Supervised learning is the family of machine-learning algorithms that learns from labelled data — every training example comes paired with a correct answer. This image shows an owl, this patient has heart disease, this email is spam. The model’s job is to learn a function that takes an input and predicts the correct answer for it.

Two main types of supervised task, distinguished by what kind of answer the model produces:

  • Regression — the answer is a continuous numerical value. Given a person’s age and weight, predict their blood pressure. Given a year, predict the inflation rate.
  • Classification (ML) — the answer is a discrete category. Is this email spam or not? Is this wine high quality or low? Does this patient have diabetes?

In both cases, the training procedure is roughly the same: pick a model with adjustable parameters, define a Loss function that measures how badly the model’s predictions agree with the labels, and use Gradient descent (or a closed-form solver when one exists) to find parameters that minimize the loss.

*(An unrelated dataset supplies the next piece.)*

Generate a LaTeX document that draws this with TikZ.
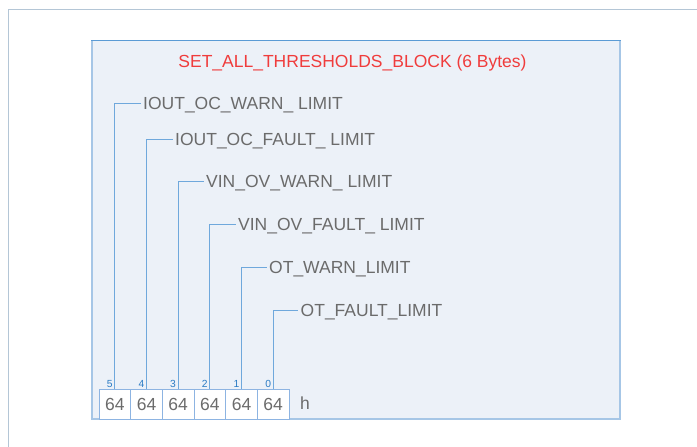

The other two families of machine learning are different in what feedback the algorithm gets:

  • Unsupervised learning uses unlabelled data — just inputs, no correct answers. The model finds structure on its own: clusters, patterns, anomalies, low-dimensional representations. PCA and k-means clustering are unsupervised.
  • Reinforcement learning is interactive — an agent takes actions in an environment, gets rewards or penalties, and learns a policy that maximizes cumulative reward. Chess engines, Go engines, and game-playing agents are trained this way.

A simple feel for the distinction: imagine someone shows us a stack of fruit photographs, some oranges and some apples. If the photographs are labelled — orange ones say “orange” — we can learn to classify a new one. That’s supervised. If they’re unlabelled, we can still sort them into piles by visual similarity — color, shape — and end up with two piles even without knowing what they’re called. That’s unsupervised.

The Introduction to Data Science textbook focuses on supervised learning: linear and polynomial Regression for continuous outputs, Logistic regression for binary classification, trained with Gradient descent on standard losses (Mean squared error for regression, Binary cross-entropy for classification).